MotionTrack: Learning Motion Predictor for Multiple Object Tracking
Changcheng Xiao, Qiong Cao, Yujie Zhong, Long Lan, Xiang Zhang, Zhigang Luo, Dacheng Tao
TL;DR
This work tackles multi-object tracking under challenging nonlinear motion and appearance similarity by learning a motion predictor that relies only on object trajectories. It introduces MotionTrack, which uses a Transformer encoder to model long-range trajectory dynamics and a Dynamic MLP to fuse channel-level information, forming a Dual-granularity Information Fusion. The method is trained with motion-focused augmentations and optimized by a smooth L1 loss, and it achieves state-of-the-art results on DanceTrack and strong performance on SportsMOT, highlighting the value of trajectory-driven motion modeling for robust association. The approach offers a simple yet effective online tracker that improves motion-based data association in complex scenes, with practical implications for surveillance, sports analytics, and autonomous systems.
Abstract
Significant progress has been achieved in multi-object tracking (MOT) through the evolution of detection and re-identification (ReID) techniques.
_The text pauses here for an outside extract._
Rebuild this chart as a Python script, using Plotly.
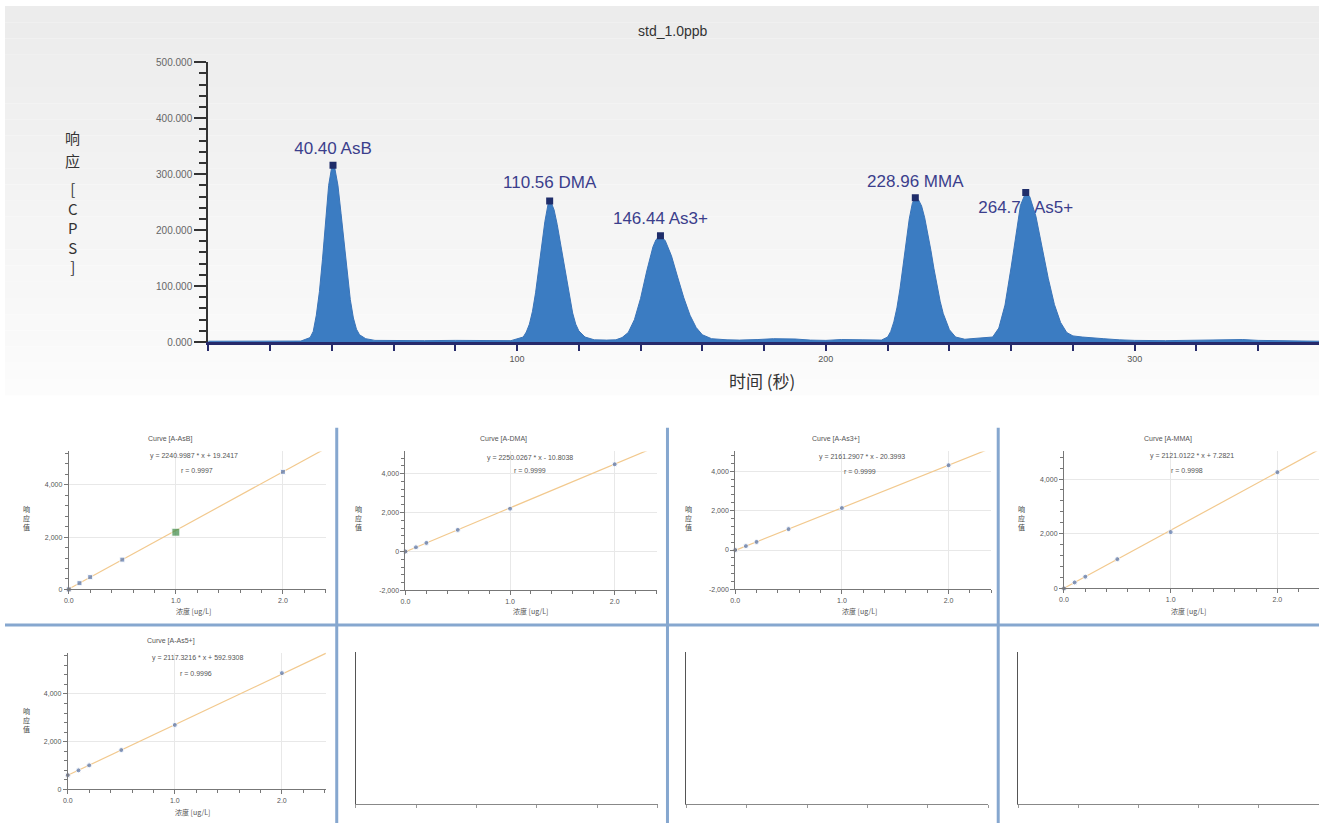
import plotly.graph_objects as go

W, H = 1319, 829
FONT = "Liberation Sans, Arial, Noto Sans CJK SC, sans-serif"

# ---------------- chromatogram (std_1.0ppb) ----------------
chrom_time = [0, 10, 20, 30, 33, 34, 35, 36, 37, 38, 39, 40, 40.4, 41, 42, 43, 44, 45, 46, 47, 48, 49, 51, 54,
              60, 70, 80, 90, 98, 102, 103, 104, 105, 106, 107, 108, 109, 110, 110.56, 111, 112, 113, 114, 115,
              116, 117, 118, 119, 120, 122, 125, 129, 132, 134, 136, 138, 140, 142, 144, 145, 146.44, 148, 150,
              152, 154, 156, 158, 160, 163, 168, 172, 178, 183, 190, 195, 200, 205, 212, 218, 220, 221, 222, 223,
              224, 225, 226, 227, 228, 228.96, 230, 231, 232, 233, 234, 235, 236, 237, 238, 240, 242, 245, 247,
              250, 253, 254, 256, 258, 260, 262, 263, 264.7, 266, 268, 270, 272, 274, 276, 278, 280, 283, 287,
              290, 295, 300, 310, 320, 330, 335, 340, 350, 359.7]
chrom_cps = [1500, 1800, 2200, 1800, 8000, 19000, 48000, 90000, 148000, 218000, 280000, 313000, 316000, 310000,
             280000, 230000, 175000, 120000, 76000, 43000, 23000, 13000, 6000, 3000,
             2500, 2500, 3000, 2000, 2500, 9000, 18000, 32000, 55000, 88000, 128000, 172000, 215000, 245000,
             252000, 250000, 236000, 210000, 178000, 145000,
             110000, 78000, 52000, 32000, 20000, 9000, 4000, 3500, 4000, 8000, 17000, 40000, 78000, 127000,
             170000, 183000, 190000, 181000, 154000,
             116000, 79000, 48000, 26000, 13000, 6000, 4000, 3500, 4500, 6000, 5500, 3500, 3000, 4500, 4000,
             3500, 9000, 19000, 36000, 61000,
             95000, 135000, 180000, 220000, 248000, 258000, 254000, 243000, 222000, 195000, 164000, 131000,
             100000, 73000, 51000, 22000, 9000, 5000, 6000,
             7000, 7500, 9000, 25000, 66000, 134000, 213000, 244000, 267000, 260000, 225000, 171000, 114000,
             67000, 35000, 17000, 11000, 9000, 8000,
             6000, 4000, 3000, 2500, 3000, 4000, 4500, 3000, 2000, 1500]

peak_time = [40.40, 110.56, 146.44, 228.96, 264.72]
peak_cps = [316000, 252000, 190000, 258000, 267000]
peak_label = ["40.40 AsB", "110.56 DMA", "146.44 As3+", "228.96 MMA", "264.72 As5+"]

y_tick_vals = [0, 100000, 200000, 300000, 400000, 500000]
y_tick_text = ["0.000", "100.000", "200.000", "300.000", "400.000", "500.000"]
x_tick_vals = [0, 20, 40, 60, 80, 100, 120, 140, 160, 180, 200, 220, 240, 260, 280, 300, 320, 340]
x_tick_text = ["", "", "", "", "", "100", "", "", "", "", "200", "", "", "", "", "300", "", ""]

# ---------------- calibration curves ----------------
cal_conc = [0, 0.1, 0.2, 0.5, 1.0, 2.0]
resp_asb = [0, 240, 470, 1140, 2190, 4500]
resp_dma = [0, 215, 440, 1110, 2200, 4480]
resp_as3 = [0, 200, 410, 1060, 2130, 4300]
resp_mma = [0, 220, 430, 1070, 2060, 4250]
resp_as5 = [600, 800, 1010, 1650, 2700, 4870]
fit_x = [0, 2.5]
fit_asb = [19, 5621]
fit_dma = [-11, 5614]
fit_as3 = [-20, 5383]
fit_mma = [7, 5310]
fit_as5 = [593, 5886]
curve_titles = ["Curve [A-AsB]", "Curve [A-DMA]", "Curve [A-As3+]", "Curve [A-MMA]", "Curve [A-As5+]"]
curve_eqs = ["y = 2240.9987 * x + 19.2417", "y = 2250.0267 * x - 10.8038", "y = 2161.2907 * x - 20.3993",
             "y = 2121.0122 * x + 7.2821", "y = 2117.3216 * x + 592.9308"]
curve_r = ["r = 0.9997", "r = 0.9999", "r = 0.9999", "r = 0.9998", "r = 0.9996"]
cal_x_ticks = [0, 1, 2]
cal_x_text = ["0.0", "1.0", "2.0"]


def px(x):
    return x / W


def py(y):
    return 1 - y / H


def note(text, x, y, size, color="#555", family=None):
    f = dict(size=size, color=color)
    if family:
        f["family"] = family
    return dict(text=text, x=px(x), y=py(y), xref="paper", yref="paper", showarrow=False,
                xanchor="center", yanchor="middle", align="center", font=f, borderpad=0)


fig = go.Figure()
annotations = []
shapes = []

# background gradient of the chromatogram area
n_bands = 24
for i in range(n_bands):
    y0 = 395 * i / n_bands
    y1 = 395 * (i + 1) / n_bands
    g = int(236 + (252 - 236) * i / (n_bands - 1))
    shapes.append(dict(type="rect", xref="paper", yref="paper", x0=0, x1=1, y0=py(y1), y1=py(y0),
                       fillcolor=f"rgb({g},{g},{g})", line=dict(width=0), layer="below"))

# label offsets (pixels above / below the peak apex) - styling
label_dy_px = [-16, -18, -16, -15, 16]
units_per_px = 500000 / (341 - 57)
label_y = [peak_cps[i] - label_dy_px[i] * units_per_px for i in range(len(peak_cps))]

fig.add_trace(go.Scatter(x=peak_time, y=label_y, mode="text", text=peak_label,
                         textfont=dict(family=FONT, size=17, color="#3b3e8c"),
                         textposition="middle center", xaxis="x", yaxis="y", hoverinfo="skip"))
fig.add_trace(go.Scatter(x=chrom_time, y=chrom_cps, mode="lines", fill="tozeroy",
                         fillcolor="#3b7cc2", line=dict(color="#3a74b8", width=1),
                         xaxis="x", yaxis="y"))
fig.add_trace(go.Scatter(x=peak_time, y=peak_cps, mode="markers",
                         marker=dict(symbol="square", size=7, color="#1f2d6a"),
                         xaxis="x", yaxis="y"))

layout = dict(
    width=W, height=H, margin=dict(l=0, r=0, t=0, b=0), autosize=False,
    paper_bgcolor="white", plot_bgcolor="rgba(0,0,0,0)", showlegend=False,
    font=dict(family=FONT),
    xaxis=dict(domain=[px(204), 1], range=[0, (1319 - 204) / 3.1], showline=True, linecolor="#262a6b",
               linewidth=2.5, ticks="outside", ticklen=6, tickwidth=1.5, tickcolor="#262a6b",
               tickmode="array", tickvals=x_tick_vals, ticktext=x_tick_text,
               tickfont=dict(size=9, color="#555"), showgrid=False, zeroline=False, anchor="y"),
    yaxis=dict(domain=[py(341), py(57)], range=[0, 500000], showline=True, linecolor="#333",
               linewidth=2, ticks="outside", ticklen=12, tickwidth=2, tickcolor="#333",
               tickmode="array", tickvals=y_tick_vals, ticktext=y_tick_text,
               tickfont=dict(size=10, color="#666"), showgrid=False, zeroline=False, anchor="x",
               minor=dict(dtick=20000, tick0=0, ticks="outside", ticklen=7, tickwidth=2, tickcolor="#333")),
)

annotations.append(note("std_1.0ppb", 670, 25, 14, "#333"))
annotations.append(note("时间 (秒)", 760, 380, 17, "#333", "Noto Sans CJK SC"))
annotations.append(note("响", 68, 133, 15, "#333", "Noto Sans CJK SC"))
annotations.append(note("应", 68, 157, 15, "#333", "Noto Sans CJK SC"))
annotations.append(note("[<br>C<br>P<br>S<br>]", 68, 225, 15, "#333", "Noto Sans CJK SC"))

# ---------------- small calibration panels ----------------
panels = [
    dict(x0=64, x1=322, xmax=2.4, yb=592, yt=452, ymin=0, ymax=5280, resp=resp_asb, fit=fit_asb,
         ylab_x=22, ylab_y=520, xlab_y=614, tx=166, ty=439, ex=190, ey=457, rx=193, ry=471),
    dict(x0=402, x1=654, xmax=2.4, yb=593, yt=452, ymin=-2000, ymax=5139, resp=resp_dma, fit=fit_dma,
         ylab_x=355, ylab_y=520, xlab_y=614, tx=500, ty=439, ex=527, ey=459, rx=527, ry=471),
    dict(x0=733, x1=990, xmax=2.4, yb=592, yt=452, ymin=-2000, ymax=5000, resp=resp_as3, fit=fit_as3,
         ylab_x=686, ylab_y=520, xlab_y=614, tx=834, ty=439, ex=860, ey=458, rx=858, ry=472),
    dict(x0=1063, x1=1319, xmax=2.39, yb=591, yt=452, ymin=0, ymax=5009, resp=resp_mma, fit=fit_mma,
         ylab_x=1020, ylab_y=520, xlab_y=614, tx=1167, ty=439, ex=1192, ey=457, rx=1186, ry=471),
    dict(x0=63, x1=322, xmax=2.41, yb=795, yt=656, ymin=0, ymax=5732, resp=resp_as5, fit=fit_as5,
         ylab_x=22, ylab_y=724, xlab_y=818, tx=167, ty=644, ex=193, ey=662, rx=192, ry=677),
]

for i, p in enumerate(panels):
    n = i + 2
    xa, ya = f"x{n}", f"y{n}"
    layout[f"xaxis{n}"] = dict(
        domain=[px(p["x0"]), px(p["x1"])], range=[0, p["xmax"]], anchor=ya, showline=True,
        linecolor="#777", linewidth=1, ticks="outside", ticklen=4, tickcolor="#777",
        tickmode="array", tickvals=cal_x_ticks, ticktext=cal_x_text, tickfont=dict(size=7, color="#555"),
        showgrid=True, gridcolor="#e8e8e8", zeroline=False,
        minor=dict(dtick=0.2, tick0=0, ticks="outside", ticklen=3, tickcolor="#777", showgrid=False))
    yt = [v for v in [-2000, 0, 2000, 4000] if v >= p["ymin"]]
    layout[f"yaxis{n}"] = dict(
        domain=[py(p["yb"]), py(p["yt"])], range=[p["ymin"], p["ymax"]], anchor=xa, showline=True,
        linecolor="#777", linewidth=1, ticks="outside", ticklen=4, tickcolor="#777",
        tickmode="array", tickvals=yt, ticktext=[f"{v:,}" for v in yt], tickfont=dict(size=7, color="#555"),
        showgrid=True, gridcolor="#e8e8e8", zeroline=False,
        minor=dict(dtick=400, tick0=0, ticks="outside", ticklen=3, tickcolor="#777", showgrid=False))
    fig.add_trace(go.Scatter(x=fit_x, y=p["fit"], mode="lines", line=dict(color="#f2c98e", width=1.2),
                             xaxis=xa, yaxis=ya, cliponaxis=True))
    colors = ["#4a5a80"] + ["#5574ad"] * 5
    sizes = [5] * 6
    if i == 0:
        colors[4] = "#3b8a45"
        sizes[4] = 8
    fig.add_trace(go.Scatter(x=cal_conc, y=p["resp"], mode="markers",
                             marker=dict(symbol="square" if i == 0 else "circle", size=sizes, color=colors),
                             xaxis=xa, yaxis=ya, cliponaxis=False))
    annotations.append(note(curve_titles[i], p["tx"], p["ty"], 7))
    annotations.append(note(curve_eqs[i], p["ex"], p["ey"], 7))
    annotations.append(note(curve_r[i], p["rx"], p["ry"], 7))
    annotations.append(note("响<br>应<br>值", p["ylab_x"], p["ylab_y"], 7, "#444", "Noto Sans CJK SC"))
    annotations.append(note("浓度 [ug/L]", p["x0"] + 125, p["xlab_y"], 7, "#555", "Noto Sans CJK SC"))

# empty panels
empty = [(352, 655), (684, 987), (1017, 1319)]
for j, (a, b) in enumerate(empty):
    n = 7 + j
    xa, ya = f"x{n}", f"y{n}"
    layout[f"xaxis{n}"] = dict(domain=[px(a), px(b)], range=[0, 5], anchor=ya, showline=True,
                               linecolor="#888", linewidth=1, ticks="outside", ticklen=3, tickcolor="#999",
                               dtick=1, showticklabels=False, showgrid=False, zeroline=False)
    layout[f"yaxis{n}"] = dict(domain=[py(810), py(655)], range=[0, 1], anchor=xa, showline=True,
                               linecolor="#555", linewidth=1, ticks="", showticklabels=False,
                               showgrid=False, zeroline=False)
    fig.add_trace(go.Scatter(x=[], y=[], xaxis=xa, yaxis=ya))

# separators between calibration panels
sep_color = "#86a7cf"
for xs in [333, 665, 997]:
    shapes.append(dict(type="line", xref="paper", yref="paper", x0=px(xs), x1=px(xs), y0=py(428), y1=0,
                       line=dict(color=sep_color, width=3), layer="above"))
shapes.append(dict(type="line", xref="paper", yref="paper", x0=0, x1=1, y0=py(628), y1=py(628),
                   line=dict(color=sep_color, width=3), layer="above"))

layout["annotations"] = annotations
layout["shapes"] = shapes
fig.update_layout(**layout)
fig.write_html("out.html", config={"displayModeBar": False},
               post_script="document.body.style.margin='0';document.body.style.overflow='hidden';")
Despite these advancements, accurately tracking objects in scenarios with homogeneous appearance and heterogeneous motion remains a challenge. This challenge arises from two main factors: the insufficient discriminability of ReID features and the predominant utilization of linear motion models in MOT. In this context, we introduce a novel motion-based tracker, MotionTrack, centered around a learnable motion predictor that relies solely on object trajectory information. This predictor comprehensively integrates two levels of granularity in motion features to enhance the modeling of temporal dynamics and facilitate precise future motion prediction for individual objects. Specifically, the proposed approach adopts a self-attention mechanism to capture token-level information and a Dynamic MLP layer to model channel-level features. MotionTrack is a simple, online tracking approach. Our experimental results demonstrate that MotionTrack yields state-of-the-art performance on datasets such as Dancetrack and SportsMOT, characterized by highly complex object motion.